Government to roll out Integrated Initiative for Prevention & Control of Viral Hepatitis

The Union Ministry of Health and Family Welfare has decided to roll out ‘Integrated initiative for prevention & control of viral hepatitis’ under National Health Mission (NHM) for prevention and control of viral hepatitis. The initiative will have budgetary support of more than Rs. 517 crore for three years. India is committed to eliminating the viral hepatitis by 2030.

Key Facts

Under this initiative, the ministry will scale up to 100 treatment and 665 testing centres over period of next three years in all states. It will address components such as surveillance, awareness generation, immunisation, safe blood, injection safety infection control, diagnosis of viral hepatitis, capacity building, research and monitoring. It is also proposed to establish 15 model treatment centres, which will function as referral centres for diagnosis and treatment of hepatitis C and assist in capacity building.

Viral hepatitis

Hepatitis means inflammation of the liver. Liver is vital organ that processes nutrients, filters blood, and fights infections. When the liver is inflamed due to viral hepatitis or damaged, its functions are affected. Hepatitis is most often caused by a virus and most common types of viral hepatitis are Hepatitis A, Hepatitis B, and Hepatitis C. Viral hepatitis is recognised as public health problem worldwide.
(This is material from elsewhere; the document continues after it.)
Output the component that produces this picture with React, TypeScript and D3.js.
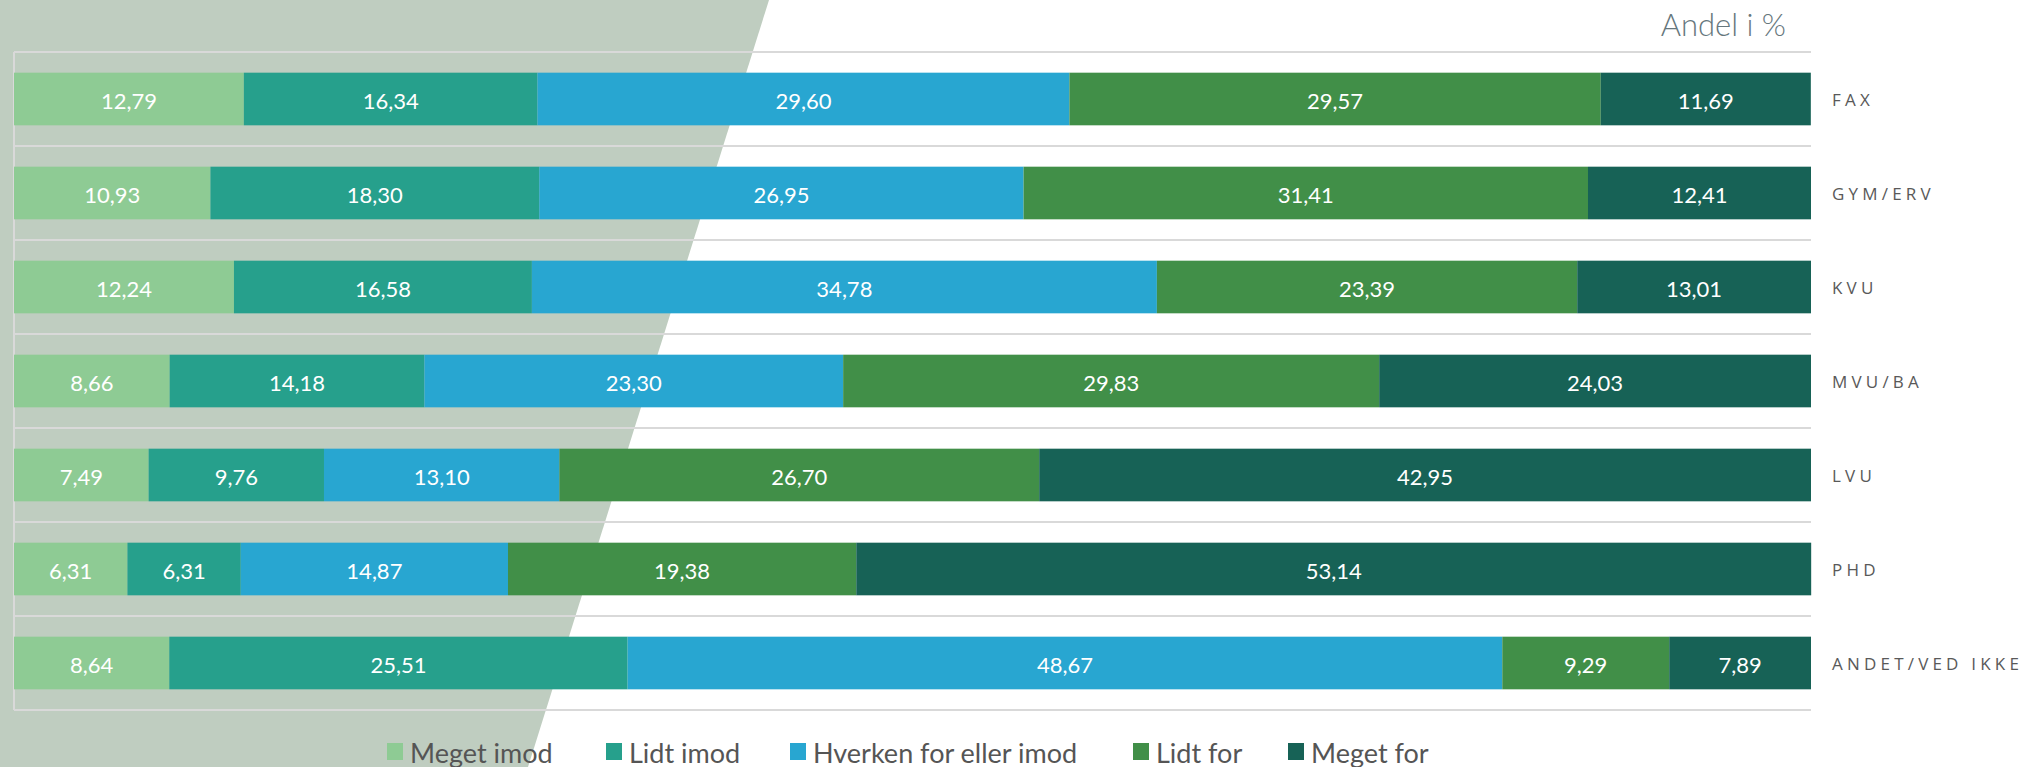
import React from "react";
import * as d3 from "d3";

const categories = ["FAX", "GYM/ERV", "KVU", "MVU/BA", "LVU", "PHD", "ANDET/VED IKKE"];
const seriesNames = ["Meget imod", "Lidt imod", "Hverken for eller imod", "Lidt for", "Meget for"];
const megetImod = [12.79, 10.93, 12.24, 8.66, 7.49, 6.31, 8.64];
const lidtImod = [16.34, 18.3, 16.58, 14.18, 9.76, 6.31, 25.51];
const hverken = [29.6, 26.95, 34.78, 23.3, 13.1, 14.87, 48.67];
const lidtFor = [29.57, 31.41, 23.39, 29.83, 26.7, 19.38, 9.29];
const megetFor = [11.69, 12.41, 13.01, 24.03, 42.95, 53.14, 7.89];
const colors = ["#8ecb94", "#26a08c", "#28a6d1", "#418f48", "#176256"];
const title = "Andel i %";

const W = 2044;
const H = 767;
const left = 14;
const right = 1811;
const top = 52;
const bottom = 710;

export default function App() {
  const series = [megetImod, lidtImod, hverken, lidtFor, megetFor];
  const rows = categories.map((c, i) => {
    const o: any = { cat: c };
    seriesNames.forEach((s, j) => (o[s] = series[j][i]));
    return o;
  });
  const stack = d3.stack<any>().keys(seriesNames)(rows);
  const x = d3.scaleLinear().domain([0, 100]).range([left, right]);
  const y = d3.scaleBand().domain(categories).range([top, bottom]).paddingInner(0.44).paddingOuter(0.22);
  const gridYs = d3.range(categories.length + 1).map((i) => top + i * ((bottom - top) / categories.length));
  const fmt = (v: number) => v.toFixed(2).replace(".", ",");

  const legendX = [387, 606, 790, 1133, 1288];

  return (
    <svg width={W} height={H} style={{ position: "absolute", left: 0, top: 0, background: "#fff" }}>
      <polygon points={`0,0 769,0 528,${H} 0,${H}`} fill="#bfcdc0" />
      <text x={1786} y={24} textAnchor="end" dominantBaseline="central" fontFamily="Lato" fontWeight={300} fontSize={31} fill="#66777d">
        {title}
      </text>
      {gridYs.map((gy, i) => (
        <line key={i} x1={left} x2={right} y1={gy} y2={gy} stroke="#d9d9d9" strokeWidth={2} />
      ))}
      <line x1={left} x2={left} y1={top} y2={bottom} stroke="#d9d9d9" strokeWidth={2} />
      {stack.map((layer, j) => (
        <g key={j}>
          {layer.map((d, i) => {
            const x0 = x(d[0]);
            const x1 = x(d[1]);
            const by = y(categories[i])!;
            return (
              <g key={i}>
                <rect x={x0} y={by} width={x1 - x0} height={y.bandwidth()} fill={colors[j]} />
                <text
                  x={(x0 + x1) / 2}
                  y={by + y.bandwidth() / 2 + 1}
                  textAnchor="middle"
                  dominantBaseline="central"
                  fontFamily="Lato"
                  fontSize={22}
                  fill="#fff"
                >
                  {fmt(series[j][i])}
                </text>
              </g>
            );
          })}
        </g>
      ))}
      {categories.map((c) => (
        <text
          key={c}
          x={1832}
          y={y(c)! + y.bandwidth() / 2}
          dominantBaseline="central"
          fontFamily="Open Sans"
          fontSize={17}
          letterSpacing={4.2}
          fill="#595959"
        >
          {c}
        </text>
      ))}
      {seriesNames.map((s, j) => (
        <g key={s}>
          <rect x={legendX[j]} y={743} width={16} height={17} fill={colors[j]} />
          <text x={legendX[j] + 23} y={752} dominantBaseline="central" fontFamily="Lato" fontSize={27} fill="#555555">
            {s}
          </text>
        </g>
      ))}
    </svg>
  );
}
India is committed to ending it by 2030.
Heavy alcohol use, toxins, some medications, and certain medical conditions also can cause hepatitis. It can also spread through use of injectable drugs, unsafe health care, unsafe injection practises and transfusion of unscreened blood and blood products. Symptoms of hepatitis can include fever, fatigue, vomiting, loss of appetite, nausea, abdominal pain, dark urine, grey-colored stools, joint pain, and jaundice. Treatment of Hepatitis depends on the diagnosis.